Cela étant, le désamour historique entre la droite et le centre et la jeunesse n’est pas irrémédiable. La jeunesse est la catégorie de la population qui a le plus soif d’évolution, qui veut le plus changer le monde. Et aujourd’hui, le conservatisme et le statu quo sont plus incarnés sur la scène politique française, par la gauche que par la droite. La réussite des universités - question qui concerne les 18-25 ans - fait aujourd’hui défaut, puisque seules quatre universités françaises sont classées parmi les cent meilleures du monde selon le classement de Shanghai. Sur ce sujet, la droite et le centre souhaitent agir, et les jeunes se retrouvent dans cette volonté.
Par ailleurs, nous souhaitons que l’on arrête de regarder les jeunes comme étant soit dépendants de leur famille soit intégrés sur le marché de l’emploi. Nous défendons une vision autonome de la jeunesse, c’est-à-dire la possibilité pour les jeunes de travailler en parallèle de leurs études ou d’emprunter en sachant que leur diplôme leur permettra de trouver un emploi à la fin de leurs études. Au contraire, une des solutions de la gauche, à savoir une allocation d’autonomie de 800-900 euros comme propose l’UNEF, n’est rien d’autre que de l’assistanat et impliquerait pour les bénéficiaires une mise sous tutelle de la part de l’Etat.
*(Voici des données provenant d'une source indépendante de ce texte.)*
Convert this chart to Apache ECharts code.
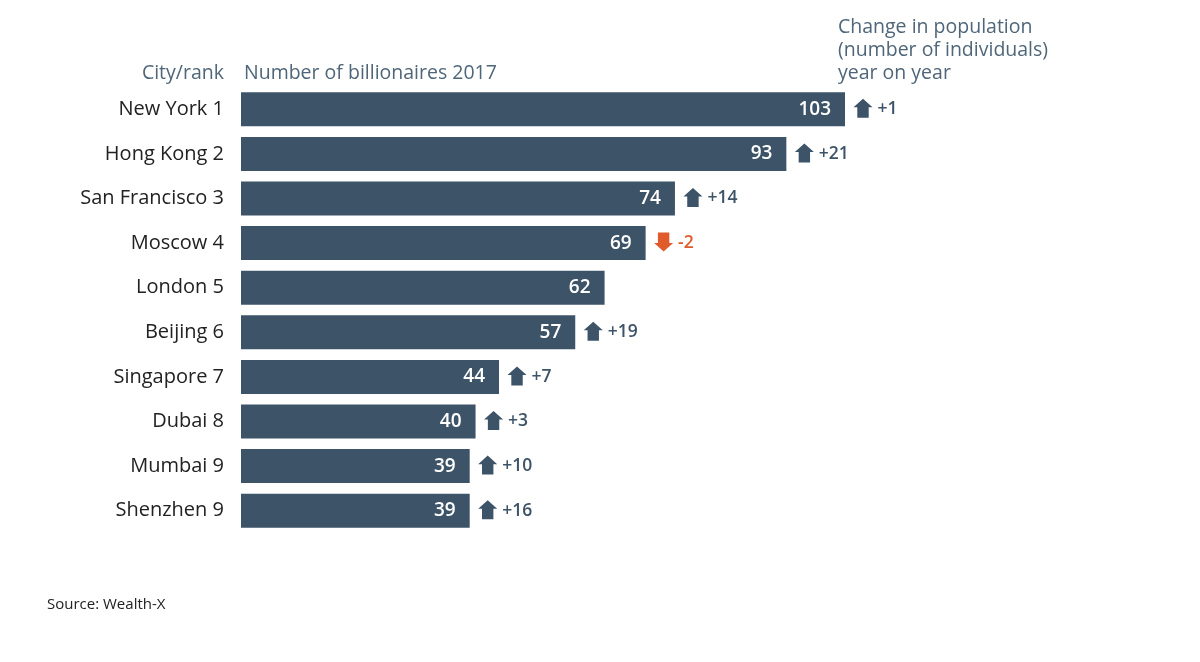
<!DOCTYPE html>
<html>
<head>
<meta charset="utf-8">
<script src="https://cdn.jsdelivr.net/npm/echarts@6/dist/echarts.min.js"></script>
<style>html,body{margin:0;padding:0;background:#fff}#c{width:1200px;height:662px}</style>
</head>
<body>
<div id="c"></div>
<script>
var cities = ['New York', 'Hong Kong', 'San Francisco', 'Moscow', 'London', 'Beijing', 'Singapore', 'Dubai', 'Mumbai', 'Shenzhen'];
var ranks = [1, 2, 3, 4, 5, 6, 7, 8, 9, 9];
var billionaires = [103, 93, 74, 69, 62, 57, 44, 40, 39, 39];
var changes = [1, 21, 14, -2, null, 19, 7, 3, 10, 16];

var FONT = '"Open Sans", "Noto Sans", sans-serif';
var BAR = '#3d5368';
var DOWN = '#e05a2b';
var UP_PATH = 'path://M10,0 L20,9 L16,9 L16,20 L4,20 L4,9 L0,9 Z';
var DOWN_PATH = 'path://M4,0 L16,0 L16,11 L20,11 L10,20 L0,11 L4,11 Z';

var labels = cities.map(function (c, i) { return c + ' ' + ranks[i]; });
var arrowData = [];
changes.forEach(function (ch, i) {
  if (ch === null) return;
  var col = ch < 0 ? DOWN : BAR;
  arrowData.push({
    value: [billionaires[i], labels[i]],
    symbol: ch < 0 ? DOWN_PATH : UP_PATH,
    itemStyle: { color: col, opacity: 1 },
    label: { color: col, formatter: (ch > 0 ? '+' : '') + ch }
  });
});

var hdr = { fontFamily: FONT, fontSize: 19.5, fontWeight: 'normal', color: '#4f6679' };
var chart = echarts.init(document.getElementById('c'));
chart.setOption({
  animation: false,
  textStyle: { fontFamily: FONT },
  title: [
    { text: 'City/rank', right: 976, top: 63, padding: 0, textStyle: hdr },
    { text: 'Number of billionaires 2017', left: 244, top: 63, padding: 0, textStyle: hdr },
    { text: 'Change in population\n(number of individuals)\nyear on year', left: 838, top: 16, padding: 0, textStyle: Object.assign({}, hdr, { lineHeight: 23 }) },
    { text: 'Source: Wealth-X', left: 47, top: 597, padding: 0, textStyle: { fontFamily: FONT, fontSize: 15, fontWeight: 'normal', color: '#222' } }
  ],
  grid: { left: 241, top: 87, width: 604, height: 446 },
  xAxis: { type: 'value', min: 0, max: 103, show: false },
  yAxis: {
    type: 'category', inverse: true, data: labels,
    axisLine: { show: false }, axisTick: { show: false },
    axisLabel: { fontFamily: FONT, fontSize: 20, color: '#222', margin: 17, padding: [3, 0, 0, 0] }
  },
  series: [
    {
      type: 'bar', data: billionaires, barWidth: 34,
      itemStyle: { color: BAR },
      label: { show: true, position: 'insideRight', distance: 14, color: '#fff', fontFamily: FONT, fontSize: 19, fontWeight: 600 },
      silent: true
    },
    {
      type: 'scatter', data: arrowData, symbolSize: [19, 19], symbolOffset: [18, -1],
      itemStyle: { opacity: 1 },
      label: { show: true, position: 'right', distance: 5, fontFamily: FONT, fontSize: 17.5, fontWeight: 600, offset: [0, 1] },
      silent: true, z: 3
    }
  ]
});
</script>
</body>
</html>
En fait, jamais un gouvernement ne s’est autant occupé des jeunes qu’actuellement, que ce soit en nommant Martin Hirsch haut-commissaire en charge des solidarités actives et de la jeunesse, ou en menant une vraie réforme du lycée et de l’université.
Délits d’Opinion : Une partie de l’électorat de droite peut aujourd’hui se sentir désarçonné par des mesures anti-crise mettant en avant l’interventionnisme de l’Etat dans l’économie et les mesures sociales en faveur de catégories spécifiques. Cela ne correspond-il pas à une remise en cause de nombreux fondements idéologiques de la droite ?
Benjamin Lancar : Comme disait le général De Gaulle, « la seule querelle qui vaille c’est celle de l’Homme ». Si hier les individus étaient étouffés par les surcharges administratives et l’assistanat, aujourd’hui la crise est devenue leur première préoccupation. Il n’y a donc pas de contradiction dans les annonces faites par le président Sarkozy et ce désir d’aider nos concitoyens. Nous avons choisi de défendre le travail et les prises d’initiative et continuons de le faire, mais en temps de crise, nous devons particulièrement aussi aider les citoyens, et surtout ceux qui sont le plus en difficulté, notamment les jeunes.
J’ajoute que les valeurs de la droite et notamment les valeurs économiques, n’ont jamais rimé avec la non-intervention de l’état. Contrairement à la gauche qui ne jure que par lui, la droite a toujours réussi à avoir une vision équilibrée de la politique économique. A droite nous sommes conscients que le libéralisme doit être surveillé, encadré, régulé, nous savons aussi que l’Etat est le seul pompier viable en tant de crise. Voilà pourquoi le président de la République n’a pas hésité un instant à faire intervenir l’Etat pour remédier à la crise. Il n’y a la aucune remise en cause idéologique mais bien l’exemple même que à droite on ne fait par rimer économie avec dogmatisme.
Délits d’Opinion : L’Europe fait peur et l’Europe semble aussi la seule sortie de crise pour une majorité de nos concitoyens. A quelques mois des élections européennes, quels messages souhaitent faire passer les jeunes populaires?
Benjamin Lancar : Si les Jeunes Populaires sont sensibles à la question de la construction européenne, il est nécessaire aujourd’hui de ne pas faire preuve de trop de béatitude, mais de se montrer réaliste par rapport au fonctionnement de l’Union. Justement nous pensons que pour servir l’Europe, il faut reconnaître les difficultés actuelles et le scepticisme de la population vis-à-vis de l’Europe.
Ainsi, l’Europe est souvent présentée comme la garantie de la paix. Cette idée, héritée de la seconde guerre mondiale, n’est pas très parlante pour notre génération qui n’a jamais connu de conflit. Mais en revanche l’Europe que nous défendrons, et que je défendrai pendant cette campagne, c’est une Europe qui protège les jeunes, notamment face au chômage, et qui ouvre des portes. N’oublions pas que c’est l’Union Européenne qui a été le meilleur bouclier contre la crise, qu’avec le président français elle a proposé davantage de régulation. N’oublions pas également que l’Europe est un espace d’échanges incroyable, une chance en temps de crise qui doit bénéficier aux jeunes.
A ce titre, nous allons promouvoir une Europe de la mobilité. Ceci passe par une mesure que nous allons proposer : un droit à l’expérience d’un mois pour chaque jeune de 18 à 25 ans, qualifié ou non, dans un pays européen. Ce droit coûterait un milliard d’euros par an et pourrait être financé à la fois par l’Union Européenne, l’Etat, les régions et les départements. Ainsi les jeunes pourront découvrir ce qu’est réellement l’Europe et en béneficier directement.